There’s a particular charm to Tones, the new album by The Bergamot – something that can’t be easily quantified or described. There’s a certain enigmatic energy on this album, a kind of confidence that most musicians struggle to achieve. Nathaniel Paul Hoff and Jillian Speece construct songs with a strong pop sensibility, and when heard in succession there is an undeniable power to them. This is also combined with a fantastic backing band. The arrangements are almost impeccable, and Jillian in particular sounds strong when her vocals are supported by lush instrumentation.
The Bergamot is a Brooklyn-based husband-and-wife alternative folk duo consisting of Nathaniel Paul Hoff and Jillian Speece. The duo burst into the scene in 2012 and continue to create new music, stating that they write songs that “weaves intimate storytelling with articulate instrumentation” and “combines both the joys and heartaches of life into a story.” They draw influences from classic bands such as Pink Floyd, The Beatles, Joni Mitchell, The Dave Matthews Band, and Bob Dylan.
The album begins with “Forget About Tomorrow” with the melodic “ooh’s” coming in backed by a fantastic guitar lick. The song immediately finds its groove and doesn’t waste time with its hook. It grabs you; and the chorus, the title of the song, soars as drums come crashing down and thuds along to a catchy rhythm. I enjoyed the implementation of the guitar on the left channel as it moved along the fret, rising and falling, providing a great contrast to the accessible song structure. As I discovered while listening, the tone of the guitar throughout this album was highly enjoyable.

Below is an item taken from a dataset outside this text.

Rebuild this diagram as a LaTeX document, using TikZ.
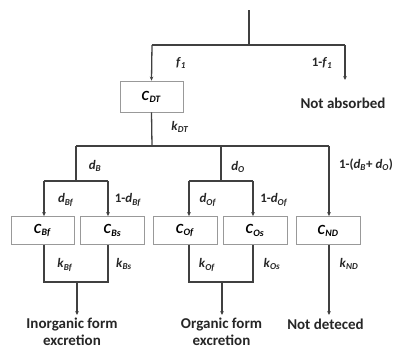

It’s very satisfying hearing rich, chiming guitars that compliment vocals well. Throughout the album, the guitar cuts through like a knife and it’s a wonderful sound – which is why I love “Alive.” The guitar riff on this song is huge. Like really big. It has a massive, ringing, guitar riff with a huge chorus and a strong hook. The optimistic chorus repeating, “We’re alive” works well, and the keyboard is infectious. In fact, every song on here has a strong hook, and not once did I lose attention. Moments like this pick the pace of the album up to its appropriate level with its as-close-to-a-fist-pumping-anthem that The Bergamot will get.
The production is impressive – raw when it needs to be and lush with a backing band. Jillian and Nathaniel’s vocals are stunningly sleek, and the music’s arrangement and mood are both complex and easy listening completing the soulful tone the album carries with a perfect touch. The way Jillian’s vocals flex on “Fade Away,” singing “Don’t you just wonder how life, it fades away” backed by strings and the bass coming in is pure and wonderful. And on “Remedy,” when she sings “He knows how good I’m feeling in my soul” with an emphasis on the word “knows” and how she stretches that word out to let it breathe on its own; it’s simply sublime.

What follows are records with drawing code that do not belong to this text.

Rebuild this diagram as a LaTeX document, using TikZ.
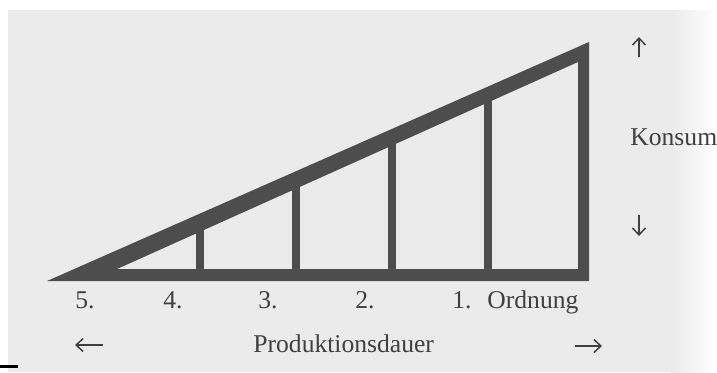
\documentclass[tikz,border=0pt]{standalone}
\usepackage{fontspec}
\setmainfont{Liberation Serif}
\usetikzlibrary{arrows.meta}
\definecolor{paper}{HTML}{EBEBEB}
\definecolor{ink}{HTML}{4D4D4D}
\definecolor{txt}{HTML}{404040}
\begin{document}
\begin{tikzpicture}[x=0.5pt,y=-0.5pt,
  lbl/.style={inner sep=0pt, anchor=base west, text=txt, font=\fontsize{12.8}{15}\selectfont},
  arr/.style={draw=txt, line width=0.75pt, -{Straight Barb[length=3.5pt,width=6.5pt]}},
  barfill/.style={fill=ink}]
\useasboundingbox (0,0) rectangle (717,372);
\clip (0,0) rectangle (717,372);
% paper
\fill[white] (0,0) rectangle (717,372);
\fill[paper] (8,10) rectangle (672,372);
\shade[left color=paper, right color=white] (671,10) rectangle (717,372);
\fill[black] (0,365) rectangle (18,367.5);
% triangle frame
\fill[ink, even odd rule] (47,281) -- (589,281) -- (589,42) -- cycle
  (117,269) -- (578,269) -- (578,62) -- cycle;
% vertical bars
\foreach \x/\t in {200/225.7, 296/182.6, 392/139.5, 488/96.4}
  \fill[barfill] (\x-3.75,272) rectangle (\x+3.75,\t);
% labels
\node[lbl] (o5) at (75,308) {5.};
\node[lbl] (o4) at (163,308) {4.};
\node[lbl] (o3) at (258,308) {3.};
\node[lbl] (o2) at (355,308) {2.};
\node[lbl] (o1) at (452,308) {1.};
\node[lbl] (ord) at (487,308) {Ordnung};
\node[lbl] (prod) at (253,352) {Produktionsdauer};
\node[lbl] (kons) at (630,145) {Konsum};
% arrows
\coordinate (la) at (103,345); \coordinate (lb) at (75,345);
\coordinate (ra) at (575,346); \coordinate (rb) at (602,346);
\coordinate (ua) at (639,57);  \coordinate (ub) at (639,37);
\coordinate (da) at (639,215); \coordinate (db) at (639,236);
\draw[arr] (la) -- (lb);
\draw[arr] (ra) -- (rb);
\draw[arr] (ua) -- (ub);
\draw[arr] (da) -- (db);
\end{tikzpicture}
\end{document}
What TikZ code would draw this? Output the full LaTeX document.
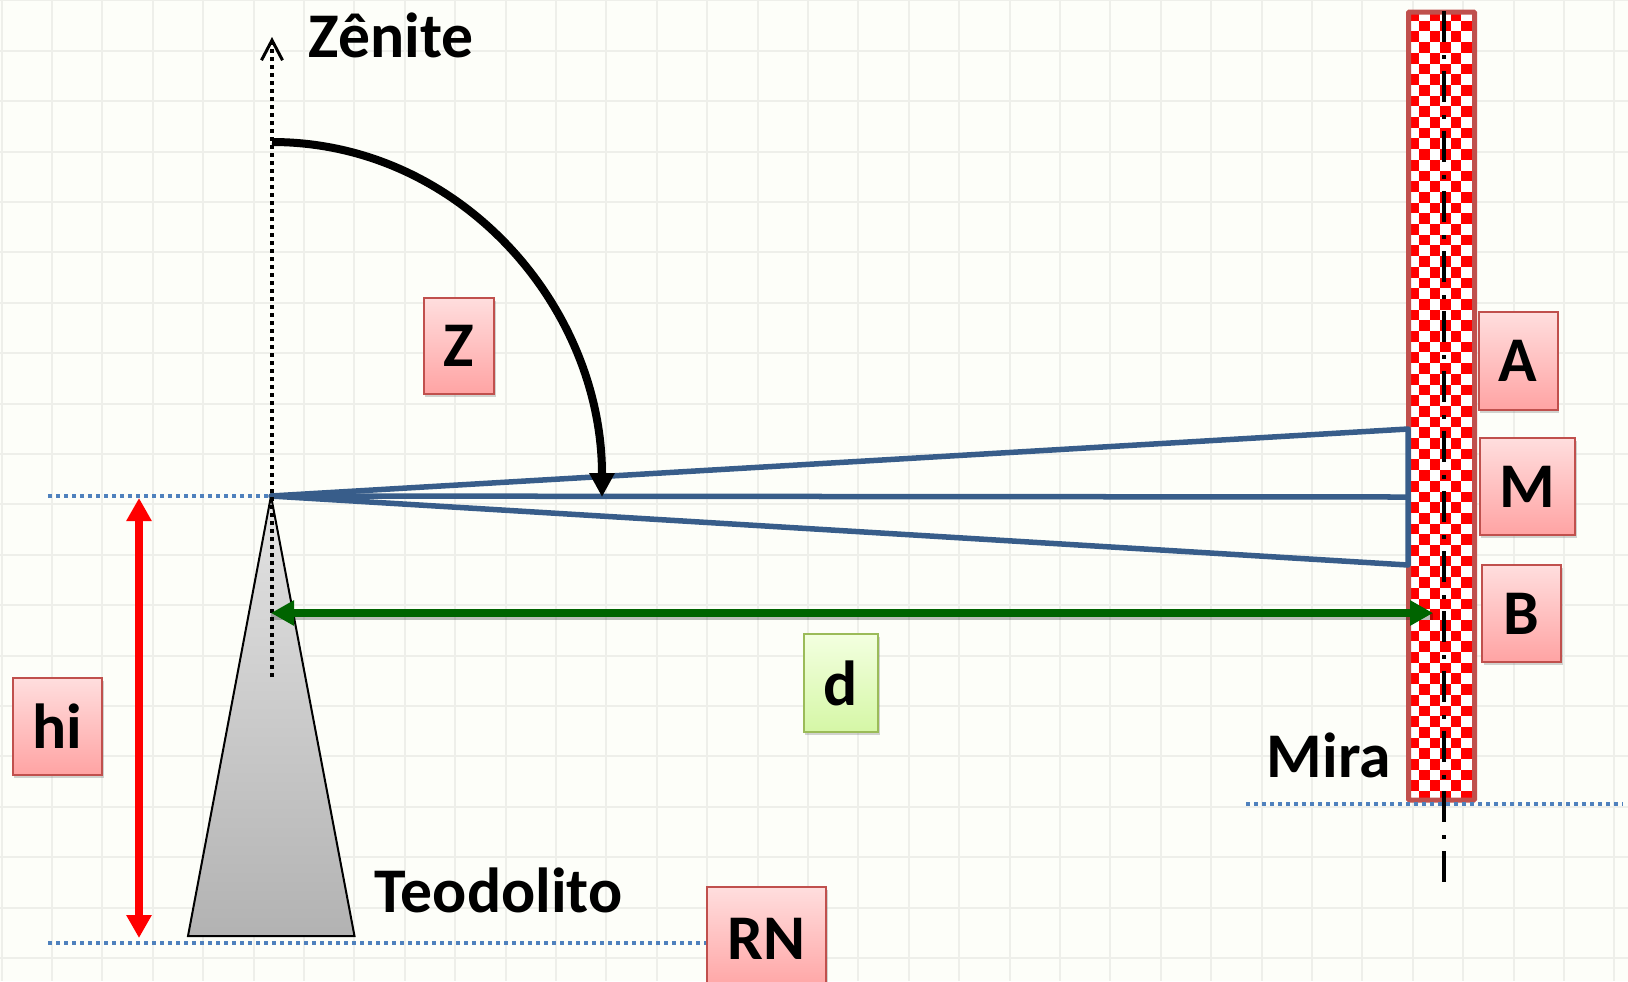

“Money Honey” almost veers towards the heyday of grunge music with its infectious riff and a big chorus- “Hey now, everything’s gonna be okay.” The same sort of urgency also lifts the final song “Feel the Same,” building up to a climax- “It’s never the same but it feels the same.” There’s a great play between sparse and loud sound textures on Tones, and it always works.
Both Jillian and Nathaniel know what they are comfortable with, and each track is filled with confident energy and playful use of the guitar. It’s a wonderfully classic album while being simultaneously forward thinking.